Une glaneuse
Jean RODHAIN, "Préface", in Françoise ESQUÉRRÉ, Comme une étincelle. La vocation sociale de l’Église, Paris, SOS, 1971, p. 9-10.
Une glaneuse
On passe cent fois sur le même chemin en longeant le champ de blé. On y passe si souvent qu’on n’y prête même plus attention. Il faut rouler vite aujourd’hui. Avant tout tenir la moyenne kilométrique : pas de temps à perdre.

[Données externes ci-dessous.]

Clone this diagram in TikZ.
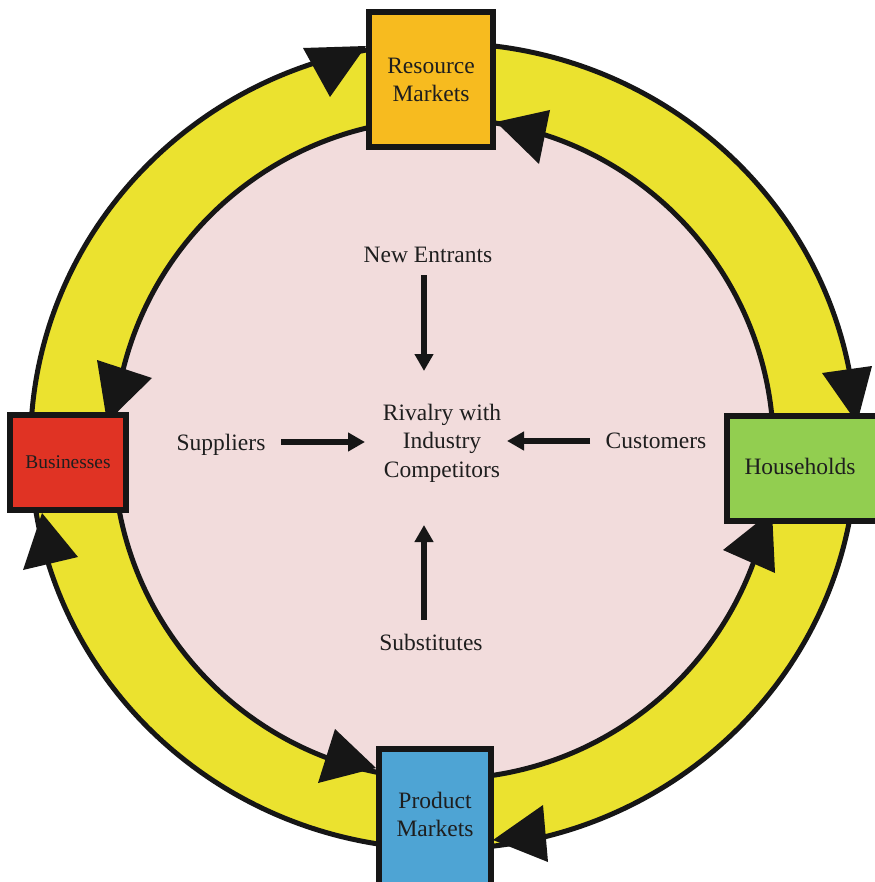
\documentclass[tikz,border=0pt]{standalone}
\usepackage{fontspec}
\setmainfont{Liberation Serif}
\usetikzlibrary{arrows.meta}
\definecolor{ringY}{RGB}{235,226,47}
\definecolor{pinkC}{RGB}{242,220,220}
\definecolor{orangeC}{RGB}{247,187,31}
\definecolor{redC}{RGB}{224,51,36}
\definecolor{greenC}{RGB}{146,206,80}
\definecolor{blueC}{RGB}{78,164,212}
\definecolor{lineK}{RGB}{22,22,22}
\definecolor{txtK}{RGB}{30,30,30}
\begin{document}
\begin{tikzpicture}[x=1pt,y=-1pt,
  ring/.style={line width=5pt, draw=lineK},
  box/.style={draw=lineK, line width=6pt, inner sep=0pt},
  lbl/.style={font=\fontsize{23.5}{28}\selectfont, text=txtK, align=center, inner sep=0pt},
  arr/.style={line width=5.5pt, draw=lineK, -{Triangle[length=17pt,width=18pt]}},
  head/.style={fill=lineK}]
\useasboundingbox (0,0) rectangle (874,882);
\fill[white] (0,0) rectangle (874,882);
% ring and inner disc
\filldraw[ring, fill=ringY] (443.5,446) ellipse [x radius=413, y radius=403];
\filldraw[ring, fill=pinkC] (443.5,449) circle [radius=330];
% arrowheads on the ring
\fill[head] (303,48) -- (366,46) -- (330,97) -- cycle;
\fill[head] (496,122) -- (550,110) -- (539,164) -- cycle;
\fill[head] (822,373) -- (872,366) -- (857,423) -- cycle;
\fill[head] (772,511) -- (723,550) -- (775,573) -- cycle;
\fill[head] (493,840) -- (543,805) -- (548,862) -- cycle;
\fill[head] (376,768) -- (335,729) -- (318,783) -- cycle;
\fill[head] (97,360) -- (152,378) -- (107,422) -- cycle;
\fill[head] (42,513) -- (23,570) -- (78,557) -- cycle;
% boxes
\node (rm) [box, fill=orangeC, minimum width=124pt, minimum height=135pt, lbl] at (431,79.5) {Resource\\Markets};
\node (bu) [box, fill=redC, minimum width=116pt, minimum height=95pt, lbl, font=\fontsize{19.4}{24}\selectfont] at (68,462.5) {Businesses};
\node (hh) [box, fill=greenC, minimum width=153pt, minimum height=105pt] at (803.5,468.5) {};
\node (hht) [lbl, anchor=base] at (800,474) {Households};
\node (pm) [box, fill=blueC, minimum width=112pt, minimum height=141pt] at (435,819.5) {};
\node (pmt) [lbl] at (435,814) {Product\\Markets};
% inner forces
\node (ne) [lbl, anchor=base] at (428,262.3) {New Entrants};
\node (rv) [lbl, font=\fontsize{23.5}{28.5}\selectfont] at (442,443) {Rivalry with\\Industry\\Competitors};
\node (sp) [lbl, anchor=base] at (221,450.7) {Suppliers};
\node (cu) [lbl, anchor=base] at (656,448.3) {Customers};
\node (sb) [lbl, anchor=base] at (431,650.7) {Substitutes};
\coordinate (a1) at (424,275);
\coordinate (a2) at (424,371);
\coordinate (b1) at (424,620);
\coordinate (b2) at (424,525);
\coordinate (c1) at (281,442);
\coordinate (c2) at (365,442);
\coordinate (d1) at (590,441);
\coordinate (d2) at (507,441);
\draw[arr] (a1) -- (a2);
\draw[arr] (b1) -- (b2);
\draw[arr] (c1) -- (c2);
\draw[arr] (d1) -- (d2);
\end{tikzpicture}
\end{document}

La glaneuse, elle, qui doit pour nourrir les siens faire attention à chaque épi entrevu, découvre un nouveau détail à chaque pas. Courbée sur la glèbe elle mesure de près les menus trésors de la moisson : la paille et le grain. Et aussi le nid de la perdrix. Et le bleuet et le coquelicot.

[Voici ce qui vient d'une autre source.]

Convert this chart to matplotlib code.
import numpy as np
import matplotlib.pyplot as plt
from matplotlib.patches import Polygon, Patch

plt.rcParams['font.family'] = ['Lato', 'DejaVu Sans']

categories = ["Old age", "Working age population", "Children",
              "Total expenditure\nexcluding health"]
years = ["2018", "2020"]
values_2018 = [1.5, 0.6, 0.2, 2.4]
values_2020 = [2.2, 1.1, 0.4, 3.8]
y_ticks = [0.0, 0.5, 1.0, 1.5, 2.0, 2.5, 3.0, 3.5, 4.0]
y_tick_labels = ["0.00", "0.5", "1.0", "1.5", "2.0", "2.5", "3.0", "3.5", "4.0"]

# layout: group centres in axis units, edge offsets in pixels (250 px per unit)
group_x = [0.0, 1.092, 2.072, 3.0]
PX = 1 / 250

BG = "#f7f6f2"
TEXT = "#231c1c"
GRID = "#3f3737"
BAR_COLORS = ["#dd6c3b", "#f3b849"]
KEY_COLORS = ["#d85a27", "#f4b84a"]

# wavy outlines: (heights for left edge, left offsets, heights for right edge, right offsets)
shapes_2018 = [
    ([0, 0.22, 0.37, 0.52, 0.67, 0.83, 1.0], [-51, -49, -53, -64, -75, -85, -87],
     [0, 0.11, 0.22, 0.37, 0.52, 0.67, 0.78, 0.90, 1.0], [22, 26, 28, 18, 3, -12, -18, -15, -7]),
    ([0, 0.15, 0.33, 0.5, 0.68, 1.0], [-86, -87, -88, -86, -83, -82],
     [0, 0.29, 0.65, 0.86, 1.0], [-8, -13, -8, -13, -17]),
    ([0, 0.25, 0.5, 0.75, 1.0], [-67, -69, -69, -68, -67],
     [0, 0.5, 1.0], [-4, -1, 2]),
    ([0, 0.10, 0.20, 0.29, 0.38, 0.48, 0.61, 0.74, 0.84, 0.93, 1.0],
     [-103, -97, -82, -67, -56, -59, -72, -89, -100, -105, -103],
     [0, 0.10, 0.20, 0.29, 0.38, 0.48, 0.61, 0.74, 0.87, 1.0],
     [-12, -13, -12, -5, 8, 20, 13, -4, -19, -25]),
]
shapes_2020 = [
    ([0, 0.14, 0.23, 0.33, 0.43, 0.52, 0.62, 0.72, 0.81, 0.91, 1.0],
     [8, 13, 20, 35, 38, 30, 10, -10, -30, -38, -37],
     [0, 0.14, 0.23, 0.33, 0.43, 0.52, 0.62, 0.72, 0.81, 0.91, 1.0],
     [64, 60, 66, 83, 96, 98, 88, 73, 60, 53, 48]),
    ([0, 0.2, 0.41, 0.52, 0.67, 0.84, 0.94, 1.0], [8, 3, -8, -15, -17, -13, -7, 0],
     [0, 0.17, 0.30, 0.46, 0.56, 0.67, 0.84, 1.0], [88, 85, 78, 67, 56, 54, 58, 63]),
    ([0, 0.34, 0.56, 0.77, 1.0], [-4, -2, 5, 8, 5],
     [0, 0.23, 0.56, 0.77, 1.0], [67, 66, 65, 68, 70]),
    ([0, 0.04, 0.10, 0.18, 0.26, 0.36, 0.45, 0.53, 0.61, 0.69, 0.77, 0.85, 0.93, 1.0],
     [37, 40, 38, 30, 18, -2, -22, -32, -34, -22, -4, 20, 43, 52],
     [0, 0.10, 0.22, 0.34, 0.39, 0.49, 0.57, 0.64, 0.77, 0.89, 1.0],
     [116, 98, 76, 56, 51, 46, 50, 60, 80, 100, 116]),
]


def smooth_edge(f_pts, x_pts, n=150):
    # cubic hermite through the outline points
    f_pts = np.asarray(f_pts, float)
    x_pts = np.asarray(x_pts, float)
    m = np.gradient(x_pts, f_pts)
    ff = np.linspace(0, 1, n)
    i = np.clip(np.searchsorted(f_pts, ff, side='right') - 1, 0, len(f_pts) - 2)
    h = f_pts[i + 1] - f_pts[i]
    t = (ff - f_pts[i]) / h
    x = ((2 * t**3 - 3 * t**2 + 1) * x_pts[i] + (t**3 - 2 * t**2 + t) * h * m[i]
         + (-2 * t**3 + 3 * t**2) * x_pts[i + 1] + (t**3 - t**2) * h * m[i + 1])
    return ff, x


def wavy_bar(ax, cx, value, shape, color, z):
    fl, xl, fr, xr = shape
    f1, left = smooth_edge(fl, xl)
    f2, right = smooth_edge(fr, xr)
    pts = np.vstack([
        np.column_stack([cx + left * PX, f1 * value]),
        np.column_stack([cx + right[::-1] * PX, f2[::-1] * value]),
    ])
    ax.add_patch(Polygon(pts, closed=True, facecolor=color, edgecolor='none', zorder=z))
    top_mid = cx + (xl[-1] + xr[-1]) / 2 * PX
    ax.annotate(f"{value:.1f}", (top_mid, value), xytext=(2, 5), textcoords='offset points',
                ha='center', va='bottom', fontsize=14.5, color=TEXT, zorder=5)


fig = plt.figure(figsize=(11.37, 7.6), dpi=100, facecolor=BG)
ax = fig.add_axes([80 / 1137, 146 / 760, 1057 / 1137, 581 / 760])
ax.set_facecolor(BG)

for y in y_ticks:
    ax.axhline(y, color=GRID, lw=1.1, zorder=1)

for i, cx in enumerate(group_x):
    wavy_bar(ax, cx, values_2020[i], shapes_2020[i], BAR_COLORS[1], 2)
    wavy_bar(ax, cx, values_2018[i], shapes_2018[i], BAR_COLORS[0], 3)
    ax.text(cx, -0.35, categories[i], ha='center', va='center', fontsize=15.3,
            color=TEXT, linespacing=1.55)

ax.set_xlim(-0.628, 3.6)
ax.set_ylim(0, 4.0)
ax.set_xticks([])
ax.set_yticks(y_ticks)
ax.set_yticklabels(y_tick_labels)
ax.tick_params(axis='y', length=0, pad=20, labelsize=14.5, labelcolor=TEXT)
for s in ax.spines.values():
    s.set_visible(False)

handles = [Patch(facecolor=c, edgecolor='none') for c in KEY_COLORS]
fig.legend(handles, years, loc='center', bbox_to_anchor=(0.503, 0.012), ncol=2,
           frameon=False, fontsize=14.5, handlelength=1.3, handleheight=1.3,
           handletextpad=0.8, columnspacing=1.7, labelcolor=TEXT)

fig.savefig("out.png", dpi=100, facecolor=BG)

On a évoqué cent fois le vaste champ de la doctrine sociale de l’Église. On chemine souvent le long de la bibliothèque où sont rangés les documents et les encycliques. On s’est habitué à cette moisson si complète.

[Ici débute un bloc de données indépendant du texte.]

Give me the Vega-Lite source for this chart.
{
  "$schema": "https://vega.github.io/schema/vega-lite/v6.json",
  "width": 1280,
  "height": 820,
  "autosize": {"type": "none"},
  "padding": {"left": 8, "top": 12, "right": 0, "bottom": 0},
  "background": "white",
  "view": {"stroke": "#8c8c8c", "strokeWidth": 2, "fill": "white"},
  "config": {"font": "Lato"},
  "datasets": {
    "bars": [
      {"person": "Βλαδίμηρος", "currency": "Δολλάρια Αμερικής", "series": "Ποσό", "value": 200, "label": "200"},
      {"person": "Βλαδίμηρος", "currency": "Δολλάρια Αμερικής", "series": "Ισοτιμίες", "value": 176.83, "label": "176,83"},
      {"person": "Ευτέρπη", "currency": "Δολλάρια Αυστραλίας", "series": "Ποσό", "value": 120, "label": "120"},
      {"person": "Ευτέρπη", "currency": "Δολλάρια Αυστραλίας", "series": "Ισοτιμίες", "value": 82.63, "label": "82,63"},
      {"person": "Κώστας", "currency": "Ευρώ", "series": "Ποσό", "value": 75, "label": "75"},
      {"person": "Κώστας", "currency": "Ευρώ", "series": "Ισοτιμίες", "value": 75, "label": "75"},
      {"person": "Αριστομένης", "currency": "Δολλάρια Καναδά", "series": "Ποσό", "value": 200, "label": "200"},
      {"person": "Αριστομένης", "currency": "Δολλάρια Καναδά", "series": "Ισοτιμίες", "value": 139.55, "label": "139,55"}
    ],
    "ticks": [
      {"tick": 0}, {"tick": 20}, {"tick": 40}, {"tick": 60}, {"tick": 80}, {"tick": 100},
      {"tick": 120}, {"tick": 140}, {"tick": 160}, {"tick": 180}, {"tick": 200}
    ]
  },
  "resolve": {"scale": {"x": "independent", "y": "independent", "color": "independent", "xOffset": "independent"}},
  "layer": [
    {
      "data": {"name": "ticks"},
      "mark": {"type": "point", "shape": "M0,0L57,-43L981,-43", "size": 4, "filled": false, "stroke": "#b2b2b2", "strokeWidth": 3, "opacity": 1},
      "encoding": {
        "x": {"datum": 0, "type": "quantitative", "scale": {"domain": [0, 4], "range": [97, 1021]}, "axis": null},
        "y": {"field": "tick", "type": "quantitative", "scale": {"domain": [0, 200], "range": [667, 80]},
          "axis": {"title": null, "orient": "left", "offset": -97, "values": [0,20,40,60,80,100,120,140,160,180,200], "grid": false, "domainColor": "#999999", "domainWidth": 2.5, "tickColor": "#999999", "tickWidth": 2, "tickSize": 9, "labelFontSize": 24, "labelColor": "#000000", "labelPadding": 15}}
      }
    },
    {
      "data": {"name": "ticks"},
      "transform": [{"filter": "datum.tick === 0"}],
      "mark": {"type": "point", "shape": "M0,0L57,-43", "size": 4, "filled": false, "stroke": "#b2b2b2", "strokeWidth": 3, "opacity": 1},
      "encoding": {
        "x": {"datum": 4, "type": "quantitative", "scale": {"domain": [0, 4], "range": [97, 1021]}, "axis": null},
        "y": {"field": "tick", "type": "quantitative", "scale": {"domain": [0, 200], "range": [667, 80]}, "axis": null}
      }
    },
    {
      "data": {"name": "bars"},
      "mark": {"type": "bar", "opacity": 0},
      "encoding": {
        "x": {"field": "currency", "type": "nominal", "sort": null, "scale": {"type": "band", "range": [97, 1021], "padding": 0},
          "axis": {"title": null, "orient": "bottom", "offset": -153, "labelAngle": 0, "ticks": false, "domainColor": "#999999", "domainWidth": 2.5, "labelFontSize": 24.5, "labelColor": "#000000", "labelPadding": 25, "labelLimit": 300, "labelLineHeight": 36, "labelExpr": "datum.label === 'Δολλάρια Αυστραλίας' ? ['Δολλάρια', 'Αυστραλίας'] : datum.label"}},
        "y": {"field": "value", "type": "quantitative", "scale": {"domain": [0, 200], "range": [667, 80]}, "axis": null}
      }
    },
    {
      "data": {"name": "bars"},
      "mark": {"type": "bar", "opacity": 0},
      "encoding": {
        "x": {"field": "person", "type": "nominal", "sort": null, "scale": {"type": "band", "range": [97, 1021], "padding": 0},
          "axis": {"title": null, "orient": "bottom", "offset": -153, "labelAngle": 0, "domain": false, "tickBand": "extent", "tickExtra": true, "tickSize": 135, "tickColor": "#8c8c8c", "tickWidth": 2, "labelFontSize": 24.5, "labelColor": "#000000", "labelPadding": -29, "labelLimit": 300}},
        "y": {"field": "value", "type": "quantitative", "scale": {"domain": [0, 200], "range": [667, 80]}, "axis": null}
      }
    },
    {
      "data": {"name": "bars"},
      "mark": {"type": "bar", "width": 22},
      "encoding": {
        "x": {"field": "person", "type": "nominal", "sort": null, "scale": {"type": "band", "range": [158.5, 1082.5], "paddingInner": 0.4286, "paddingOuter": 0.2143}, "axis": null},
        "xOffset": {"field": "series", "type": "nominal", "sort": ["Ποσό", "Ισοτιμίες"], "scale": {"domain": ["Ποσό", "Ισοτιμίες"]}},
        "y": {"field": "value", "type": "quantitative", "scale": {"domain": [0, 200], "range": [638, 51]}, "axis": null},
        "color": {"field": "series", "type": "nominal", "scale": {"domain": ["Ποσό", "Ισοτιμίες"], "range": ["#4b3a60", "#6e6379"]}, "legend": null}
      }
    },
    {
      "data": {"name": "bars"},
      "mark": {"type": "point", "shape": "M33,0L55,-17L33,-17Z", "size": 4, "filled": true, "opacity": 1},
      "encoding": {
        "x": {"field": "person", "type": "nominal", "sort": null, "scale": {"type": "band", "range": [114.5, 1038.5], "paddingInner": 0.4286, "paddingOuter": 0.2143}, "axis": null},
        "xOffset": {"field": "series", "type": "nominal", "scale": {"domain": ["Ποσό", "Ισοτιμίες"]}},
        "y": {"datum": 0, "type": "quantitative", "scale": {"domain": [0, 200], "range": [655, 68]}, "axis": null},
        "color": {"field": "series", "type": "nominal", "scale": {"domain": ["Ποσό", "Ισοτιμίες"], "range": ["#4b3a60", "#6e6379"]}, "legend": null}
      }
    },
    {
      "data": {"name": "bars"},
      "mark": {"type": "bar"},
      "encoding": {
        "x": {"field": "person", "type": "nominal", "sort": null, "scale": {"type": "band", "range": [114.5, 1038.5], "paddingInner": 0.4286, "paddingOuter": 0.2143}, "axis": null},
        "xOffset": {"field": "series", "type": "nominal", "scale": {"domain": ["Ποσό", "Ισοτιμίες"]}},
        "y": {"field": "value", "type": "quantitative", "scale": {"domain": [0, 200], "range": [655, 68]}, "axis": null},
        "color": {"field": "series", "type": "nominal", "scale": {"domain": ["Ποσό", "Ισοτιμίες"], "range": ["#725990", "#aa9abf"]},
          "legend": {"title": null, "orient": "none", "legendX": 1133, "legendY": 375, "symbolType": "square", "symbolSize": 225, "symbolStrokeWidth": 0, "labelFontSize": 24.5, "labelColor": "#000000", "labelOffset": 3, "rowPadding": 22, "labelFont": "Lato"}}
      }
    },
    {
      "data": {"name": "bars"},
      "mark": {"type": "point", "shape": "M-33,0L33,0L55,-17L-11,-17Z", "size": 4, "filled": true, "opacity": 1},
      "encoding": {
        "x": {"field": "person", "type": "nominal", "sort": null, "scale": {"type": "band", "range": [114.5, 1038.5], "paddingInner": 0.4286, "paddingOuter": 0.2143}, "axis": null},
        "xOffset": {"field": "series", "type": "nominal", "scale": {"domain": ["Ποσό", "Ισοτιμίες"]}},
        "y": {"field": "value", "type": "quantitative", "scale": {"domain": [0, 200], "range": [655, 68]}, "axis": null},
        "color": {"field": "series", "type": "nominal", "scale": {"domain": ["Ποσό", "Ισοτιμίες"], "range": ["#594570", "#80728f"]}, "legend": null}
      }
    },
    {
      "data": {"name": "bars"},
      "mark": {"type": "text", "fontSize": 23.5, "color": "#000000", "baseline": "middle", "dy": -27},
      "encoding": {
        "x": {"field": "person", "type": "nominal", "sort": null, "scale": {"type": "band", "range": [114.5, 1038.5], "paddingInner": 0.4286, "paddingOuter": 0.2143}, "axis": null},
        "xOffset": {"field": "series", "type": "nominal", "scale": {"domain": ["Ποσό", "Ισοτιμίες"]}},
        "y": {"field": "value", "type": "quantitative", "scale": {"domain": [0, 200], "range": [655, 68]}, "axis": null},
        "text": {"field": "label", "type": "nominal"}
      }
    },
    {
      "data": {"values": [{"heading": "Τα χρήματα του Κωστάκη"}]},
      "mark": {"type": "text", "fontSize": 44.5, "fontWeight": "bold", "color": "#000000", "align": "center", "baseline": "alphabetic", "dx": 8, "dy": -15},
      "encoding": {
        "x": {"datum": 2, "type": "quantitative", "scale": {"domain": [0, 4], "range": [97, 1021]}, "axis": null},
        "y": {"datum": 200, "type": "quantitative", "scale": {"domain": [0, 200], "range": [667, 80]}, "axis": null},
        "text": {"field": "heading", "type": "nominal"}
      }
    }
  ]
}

Madame Françoise Esquérré est cette glaneuse qui, ayant vécu longtemps dans un pays en voie de développement, en contact avec la misère, regarde cette moisson avec une attention particulière.
Ayant découvert elle-même, puis enseigné la doctrine sociale chrétienne, cette glaneuse s’adresse ici à des non-spécialistes. En termes simples, elle exprime son angoisse en présence de tant de misères et de tant de richesses. Elle affirme aussi sa foi dans les orientations de l’Église : elle pense, avec le concile, que la communauté des chrétiens détient « des lumières et des forces qui peuvent servir à constituer et à affermir la communauté des hommes selon la loi divine » (Gaudium et Spes 42 § 2).
Sur chacun des thèmes qu’elle aborde, madame Françoise Esquérré a lu tout ce qui a été écrit d’important par ceux qui font autorité dans l’Église en matière sociale, depuis les prophètes de l’Ancien Testament jusqu’aux plus récentes intervention de Paul VI et des évêques. Elle l’a lu « en direct » et non à travers les commentaires. Lectrice très sûre, elle a glané, sur chaque sujet, les textes qui comptent.
Peut-être la nouveauté de ces extraits n’apparaîtra-t-elle pas à ceux qui croient les connaître. Ceux qui les liront verront à quel point l’enseignement de l’Église met notre société en question et nous conteste nous-mêmes. Si ces principes devenaient vie, des solutions surgiraient.
Puisse la lumière qui se dégage de ce travail se communiquer à beaucoup, afin que se multiplient les ouvriers de la justice et de la charité pour la paix dans le monde.
Jean RODHAIN,
Prêtre,
Président de Caritas Internationalis.